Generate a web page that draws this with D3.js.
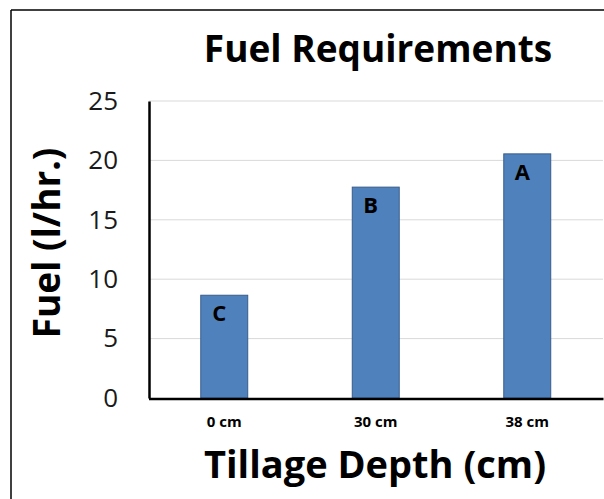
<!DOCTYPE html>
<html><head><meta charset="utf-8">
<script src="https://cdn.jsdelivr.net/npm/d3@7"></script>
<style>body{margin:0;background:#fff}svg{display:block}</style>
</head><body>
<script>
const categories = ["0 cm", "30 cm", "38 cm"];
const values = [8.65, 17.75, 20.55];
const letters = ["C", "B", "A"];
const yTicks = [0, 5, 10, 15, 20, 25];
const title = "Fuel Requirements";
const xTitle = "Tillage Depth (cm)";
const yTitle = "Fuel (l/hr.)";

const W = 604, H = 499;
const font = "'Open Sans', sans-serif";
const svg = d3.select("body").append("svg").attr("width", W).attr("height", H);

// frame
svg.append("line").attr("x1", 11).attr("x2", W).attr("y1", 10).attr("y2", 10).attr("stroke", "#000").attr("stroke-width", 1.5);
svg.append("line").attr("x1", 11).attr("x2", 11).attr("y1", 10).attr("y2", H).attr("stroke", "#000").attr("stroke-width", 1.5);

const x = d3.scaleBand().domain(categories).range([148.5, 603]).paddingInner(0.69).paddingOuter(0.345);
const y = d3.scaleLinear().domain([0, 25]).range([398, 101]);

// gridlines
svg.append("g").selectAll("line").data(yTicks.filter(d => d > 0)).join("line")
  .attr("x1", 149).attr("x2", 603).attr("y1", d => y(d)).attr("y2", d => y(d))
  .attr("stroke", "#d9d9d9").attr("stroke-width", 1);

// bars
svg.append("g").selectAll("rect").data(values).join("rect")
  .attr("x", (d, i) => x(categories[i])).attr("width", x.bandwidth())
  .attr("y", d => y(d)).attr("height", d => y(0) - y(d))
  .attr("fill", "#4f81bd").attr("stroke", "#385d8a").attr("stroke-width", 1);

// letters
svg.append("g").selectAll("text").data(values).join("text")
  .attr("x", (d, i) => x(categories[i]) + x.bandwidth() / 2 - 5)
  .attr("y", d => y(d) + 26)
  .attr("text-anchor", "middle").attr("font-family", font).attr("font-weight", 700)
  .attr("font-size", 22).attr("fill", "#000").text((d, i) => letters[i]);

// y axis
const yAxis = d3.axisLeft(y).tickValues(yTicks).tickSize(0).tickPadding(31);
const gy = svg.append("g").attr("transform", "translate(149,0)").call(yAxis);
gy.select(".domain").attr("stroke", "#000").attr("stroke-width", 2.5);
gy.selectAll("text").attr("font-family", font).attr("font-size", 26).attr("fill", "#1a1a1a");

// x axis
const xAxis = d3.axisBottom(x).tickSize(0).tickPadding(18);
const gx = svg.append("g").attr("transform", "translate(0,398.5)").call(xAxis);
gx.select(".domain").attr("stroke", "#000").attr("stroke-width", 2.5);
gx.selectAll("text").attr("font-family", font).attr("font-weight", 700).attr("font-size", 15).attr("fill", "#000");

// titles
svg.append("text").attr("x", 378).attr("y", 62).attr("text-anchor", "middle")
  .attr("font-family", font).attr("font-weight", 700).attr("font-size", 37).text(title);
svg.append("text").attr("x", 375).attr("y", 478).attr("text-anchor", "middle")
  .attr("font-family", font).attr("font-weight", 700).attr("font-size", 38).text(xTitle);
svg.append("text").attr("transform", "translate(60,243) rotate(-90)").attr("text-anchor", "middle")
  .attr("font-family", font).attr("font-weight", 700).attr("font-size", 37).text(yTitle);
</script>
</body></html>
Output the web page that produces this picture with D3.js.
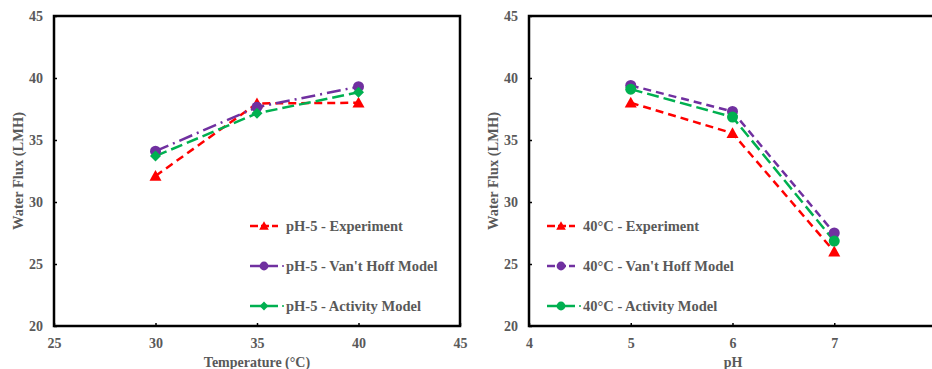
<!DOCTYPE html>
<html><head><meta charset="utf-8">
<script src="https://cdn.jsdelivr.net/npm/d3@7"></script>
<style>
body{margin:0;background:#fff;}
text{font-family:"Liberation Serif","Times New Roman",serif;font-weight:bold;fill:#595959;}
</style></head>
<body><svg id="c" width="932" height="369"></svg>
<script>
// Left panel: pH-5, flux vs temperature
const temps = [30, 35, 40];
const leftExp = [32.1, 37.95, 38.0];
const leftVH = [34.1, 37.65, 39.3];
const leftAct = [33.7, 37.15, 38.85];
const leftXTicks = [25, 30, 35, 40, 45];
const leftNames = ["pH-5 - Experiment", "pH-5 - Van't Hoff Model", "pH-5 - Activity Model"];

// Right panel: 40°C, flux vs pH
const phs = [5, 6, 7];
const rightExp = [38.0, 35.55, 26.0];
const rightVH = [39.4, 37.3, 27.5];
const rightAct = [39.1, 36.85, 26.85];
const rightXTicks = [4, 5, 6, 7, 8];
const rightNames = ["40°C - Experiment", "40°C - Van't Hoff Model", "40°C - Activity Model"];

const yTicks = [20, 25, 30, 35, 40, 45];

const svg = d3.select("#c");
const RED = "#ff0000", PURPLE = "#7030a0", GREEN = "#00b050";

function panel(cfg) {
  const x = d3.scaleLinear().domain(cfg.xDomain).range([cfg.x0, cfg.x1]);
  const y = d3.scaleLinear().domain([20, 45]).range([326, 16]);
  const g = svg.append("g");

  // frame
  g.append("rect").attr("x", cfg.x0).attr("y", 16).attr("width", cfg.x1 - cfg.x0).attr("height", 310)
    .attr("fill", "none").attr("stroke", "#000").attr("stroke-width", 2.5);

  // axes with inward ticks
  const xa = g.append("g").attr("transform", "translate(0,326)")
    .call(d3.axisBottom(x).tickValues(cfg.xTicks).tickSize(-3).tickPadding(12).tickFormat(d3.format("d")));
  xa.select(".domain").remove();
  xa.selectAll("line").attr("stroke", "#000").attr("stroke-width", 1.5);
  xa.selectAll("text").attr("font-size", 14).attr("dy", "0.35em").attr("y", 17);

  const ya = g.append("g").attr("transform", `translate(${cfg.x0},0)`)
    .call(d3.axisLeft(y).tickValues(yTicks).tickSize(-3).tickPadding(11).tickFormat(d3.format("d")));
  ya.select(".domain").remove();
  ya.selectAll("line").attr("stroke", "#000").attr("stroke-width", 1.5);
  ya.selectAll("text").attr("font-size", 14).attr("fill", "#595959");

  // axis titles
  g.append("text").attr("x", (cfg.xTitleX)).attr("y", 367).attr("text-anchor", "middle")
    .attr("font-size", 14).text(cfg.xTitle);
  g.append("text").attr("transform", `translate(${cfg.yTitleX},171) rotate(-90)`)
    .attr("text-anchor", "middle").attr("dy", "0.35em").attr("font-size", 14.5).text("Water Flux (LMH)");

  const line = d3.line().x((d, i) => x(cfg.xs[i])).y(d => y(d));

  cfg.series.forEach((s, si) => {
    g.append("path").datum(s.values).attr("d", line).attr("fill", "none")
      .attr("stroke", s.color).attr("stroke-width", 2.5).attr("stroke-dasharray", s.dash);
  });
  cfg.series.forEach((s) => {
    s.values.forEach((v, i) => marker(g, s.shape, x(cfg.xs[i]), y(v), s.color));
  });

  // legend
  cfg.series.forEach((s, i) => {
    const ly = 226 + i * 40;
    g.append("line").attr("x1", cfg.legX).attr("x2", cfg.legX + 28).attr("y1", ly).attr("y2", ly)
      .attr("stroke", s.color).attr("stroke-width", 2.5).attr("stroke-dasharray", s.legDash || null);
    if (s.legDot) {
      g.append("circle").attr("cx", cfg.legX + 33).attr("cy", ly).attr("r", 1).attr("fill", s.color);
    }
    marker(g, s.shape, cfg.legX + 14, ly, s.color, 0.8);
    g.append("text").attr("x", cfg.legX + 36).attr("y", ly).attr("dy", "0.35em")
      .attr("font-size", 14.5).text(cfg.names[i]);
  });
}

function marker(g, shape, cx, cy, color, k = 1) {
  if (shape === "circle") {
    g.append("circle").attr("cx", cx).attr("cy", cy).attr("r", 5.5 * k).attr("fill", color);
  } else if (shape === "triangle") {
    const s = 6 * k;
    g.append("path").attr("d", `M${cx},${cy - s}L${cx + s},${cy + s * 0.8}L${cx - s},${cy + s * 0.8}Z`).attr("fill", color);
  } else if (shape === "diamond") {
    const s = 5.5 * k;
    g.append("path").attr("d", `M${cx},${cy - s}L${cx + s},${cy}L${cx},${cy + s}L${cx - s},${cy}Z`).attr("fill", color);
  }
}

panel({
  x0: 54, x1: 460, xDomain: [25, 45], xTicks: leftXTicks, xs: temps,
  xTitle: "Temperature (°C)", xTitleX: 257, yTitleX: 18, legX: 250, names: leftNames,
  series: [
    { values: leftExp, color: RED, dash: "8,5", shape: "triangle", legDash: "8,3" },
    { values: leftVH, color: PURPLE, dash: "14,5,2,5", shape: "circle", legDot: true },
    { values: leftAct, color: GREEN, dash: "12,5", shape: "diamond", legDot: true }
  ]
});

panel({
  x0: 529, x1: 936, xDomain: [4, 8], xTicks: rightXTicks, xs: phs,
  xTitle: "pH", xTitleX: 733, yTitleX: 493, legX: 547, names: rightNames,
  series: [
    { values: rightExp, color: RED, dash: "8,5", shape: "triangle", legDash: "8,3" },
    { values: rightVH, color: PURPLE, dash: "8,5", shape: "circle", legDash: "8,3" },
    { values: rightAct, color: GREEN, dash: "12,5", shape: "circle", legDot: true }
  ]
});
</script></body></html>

☆ ☆ ☆ ☆

Copy each line of the listing in which the word "with" can be found.

Generate a web page that draws this with D3.js.
Output the web page that produces this picture with D3.js.
  // axes with inward ticks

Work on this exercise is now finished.